Our Story Begins:
Each Single Step
I noticed something over the last few days. You’ll see it too, in that picture up there in particular.
My son is smiling. I get that you might think that’s a pretty normal, common sight. It might seem counter-intuitive, though, if you knew what day this picture was taken.
Sam, my youngest son (by 30 seconds or so…his twin brother likes me to say that), had an “oral interpretation competition.” Think of it like a speech competition where kids recite poems and sections of literature for judges. This, too, might seem solely unremarkable except for the fact that Sam was dying to be part of the competition even though it was held on March 26th.
March 26th is the day his mother, my wife Andrea, died.
The reason that picture is remarkable, hell the entire day on March 26th was remarkable, was in its vanilla blandness. So, okay, giving a speech in front of a bunch of people isn’t bland. Dad coming along and taking a few days off isn’t vanilla. But in the last two years we decided to avoid the stares, pity and sadness and went out of town. One year we visited my parents. Last year we went to Disneyland.
This year . . . we stayed home. My son gave a speech, smiled, was nervous, and was practically glowing when the judges told him he did a great job.
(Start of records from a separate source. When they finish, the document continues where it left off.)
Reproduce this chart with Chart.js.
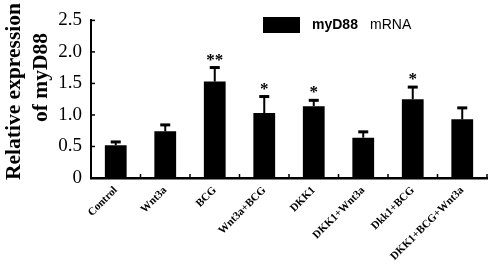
<!DOCTYPE html>
<html>
<head>
<meta charset="utf-8">
<script src="https://cdn.jsdelivr.net/npm/chart.js@4/dist/chart.umd.min.js"></script>
<style>
  html, body { margin: 0; padding: 0; background: #fff; }
  #wrap { width: 492px; height: 272px; position: relative; }
</style>
</head>
<body>
<div id="wrap"><canvas id="c" width="492" height="272"></canvas></div>
<script>
const categories = ["Control", "Wnt3a", "BCG", "Wnt3a+BCG", "DKK1", "DKK1+Wnt3a", "Dkk1+BCG", "DKK1+BCG+Wnt3a"];
const values = [0.52, 0.74, 1.53, 1.03, 1.14, 0.64, 1.25, 0.93];
const errors = [0.06, 0.11, 0.23, 0.27, 0.10, 0.10, 0.20, 0.19];
const significance = ["", "", "**", "*", "*", "", "*", ""];
const yTicks = [0, 0.5, 1, 1.5, 2, 2.5];
const seriesName = "myD88";
const seriesUnit = "mRNA";
const yTitle = ["Relative expression", "of myD88"];

const decorations = {
  id: 'decorations',
  afterDatasetsDraw(chart) {
    const ctx = chart.ctx;
    const x = chart.scales.x, y = chart.scales.y;
    const meta = chart.getDatasetMeta(0);
    ctx.save();
    ctx.fillStyle = '#000';
    ctx.strokeStyle = '#000';
    meta.data.forEach((bar, i) => {
      const cx = bar.x;
      const yTop = y.getPixelForValue(values[i] + errors[i]);
      const yBar = y.getPixelForValue(values[i]);
      ctx.lineWidth = 2;
      ctx.beginPath();
      ctx.moveTo(cx, yBar);
      ctx.lineTo(cx, yTop);
      ctx.stroke();
      ctx.fillRect(cx - 5, yTop - 1, 10, 3);
      if (significance[i]) {
        ctx.font = 'bold 17px "Liberation Serif"';
        ctx.textAlign = 'center';
        ctx.textBaseline = 'alphabetic';
        const m = ctx.measureText(significance[i]);
        const cy = yTop - 10;
        ctx.fillText(significance[i], cx, cy + (m.actualBoundingBoxAscent - m.actualBoundingBoxDescent) / 2);
      }
    });
    ctx.lineWidth = 1.5;
    yTicks.forEach(v => {
      const py = y.getPixelForValue(v);
      ctx.beginPath();
      ctx.moveTo(x.left, py);
      ctx.lineTo(x.left + 4, py);
      ctx.stroke();
    });
    const step = (x.right - x.left) / categories.length;
    for (let i = 0; i <= categories.length; i++) {
      const px = x.left + i * step;
      ctx.beginPath();
      ctx.moveTo(px, y.bottom);
      ctx.lineTo(px, y.bottom - 4);
      ctx.stroke();
    }
    ctx.restore();
  },
  afterDraw(chart) {
    const ctx = chart.ctx;
    ctx.save();
    ctx.fillStyle = '#000';
    ctx.font = 'bold 21.5px "Liberation Serif"';
    ctx.textAlign = 'center';
    ctx.textBaseline = 'alphabetic';
    ctx.save(); ctx.translate(20, 91.5); ctx.rotate(-Math.PI / 2); ctx.fillText(yTitle[0], 0, 0); ctx.restore();
    ctx.save(); ctx.translate(47, 77.5); ctx.rotate(-Math.PI / 2); ctx.fillText(yTitle[1], 0, 0); ctx.restore();
    ctx.fillStyle = chart.data.datasets[0].backgroundColor;
    ctx.fillRect(263, 17, 37, 16);
    ctx.fillStyle = '#000';
    ctx.textAlign = 'left';
    ctx.textBaseline = 'middle';
    ctx.font = 'bold 14px "Liberation Sans"';
    ctx.fillText(seriesName, 312, 25);
    ctx.font = '14px "Liberation Sans"';
    ctx.fillText(seriesUnit, 370, 25);
    ctx.restore();
  }
};

new Chart(document.getElementById('c'), {
  type: 'bar',
  data: {
    labels: categories,
    datasets: [{
      label: seriesName + ' ' + seriesUnit,
      data: values,
      backgroundColor: '#000000',
      borderWidth: 0,
      categoryPercentage: 1.0,
      barPercentage: 0.44
    }]
  },
  options: {
    responsive: false,
    animation: false,
    devicePixelRatio: 1,
    layout: { padding: { left: 0, top: 15, right: 5, bottom: 0 } },
    plugins: { legend: { display: false }, tooltip: { enabled: false } },
    scales: {
      x: {
        grid: { display: false, drawTicks: false },
        border: { display: true, color: '#000', width: 2.5 },
        ticks: {
          color: '#000',
          font: { family: 'Liberation Serif', size: 11, weight: 'bold' },
          minRotation: 45, maxRotation: 45,
          autoSkip: false,
          padding: 6
        },
        afterFit(s) { s.height = 94; }
      },
      y: {
        min: 0, max: 2.5,
        grid: { display: false, drawTicks: false },
        border: { display: true, color: '#000', width: 2 },
        ticks: {
          stepSize: 0.5,
          color: '#000',
          font: { family: 'Liberation Serif', size: 19 },
          padding: 9
        },
        afterFit(s) { s.width = 91; }
      }
    }
  },
  plugins: [decorations]
});
</script>
</body>
</html>
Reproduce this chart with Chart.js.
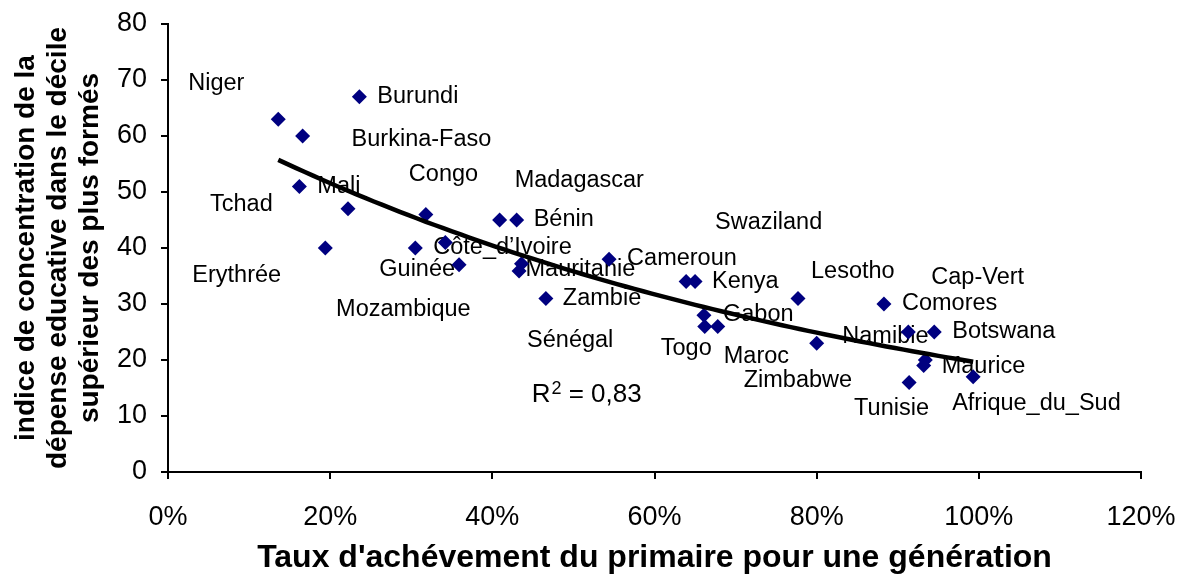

It’s something I noticed when putting together our annual video. The smiles. They’re not forced, all the pictures and videos are taken in the moment. They’re all real.
I bring this up because it’s easy for people who see a family who suffers a loss to think that, particularly on the anniversary of the person’s death, loss is all we can think about. But we’ve taken such an amazing journey over the last three years it’s not the case. Sure, I don’t have a day go by I don’t miss my wife, Andrea. But missing her isn’t the same as suffering without her. The fact we have done so many things and enjoyed so much life shows me that we’ve learned to live with living without her.
Sam was insistent that we stay home this year so he could give his speech. You know what? I’m glad we did. It’s been three years of struggle, adjustment, and change. Change, as a matter of fact, has been the constant in our home since that day, March 26th, 2011. But change isn’t bad, it can be amazing. We have a better home. We do more with less, we work hard on getting through the day sometimes. None of that is because we don’t have Andrea anymore. It’s all because we do the same thing all of you do. We live.
A relative remembered on this day my walking in from the hospital and telling the kids what had happened. That will remain the worst moment in my life so far, even worse than the few hours prior, in the hospital, watching my wife drift away from me.
No . . . our lives are blandly normal on a day that is, by all accounts, abnormal. After three years . . . I think that’s one of the most amazing feats we’ve achieved so far.
What about you? Do you know someone who suffered a loss? Do you know someone who suffered a loss . . . Do you treat them the same or do you define them by the loss?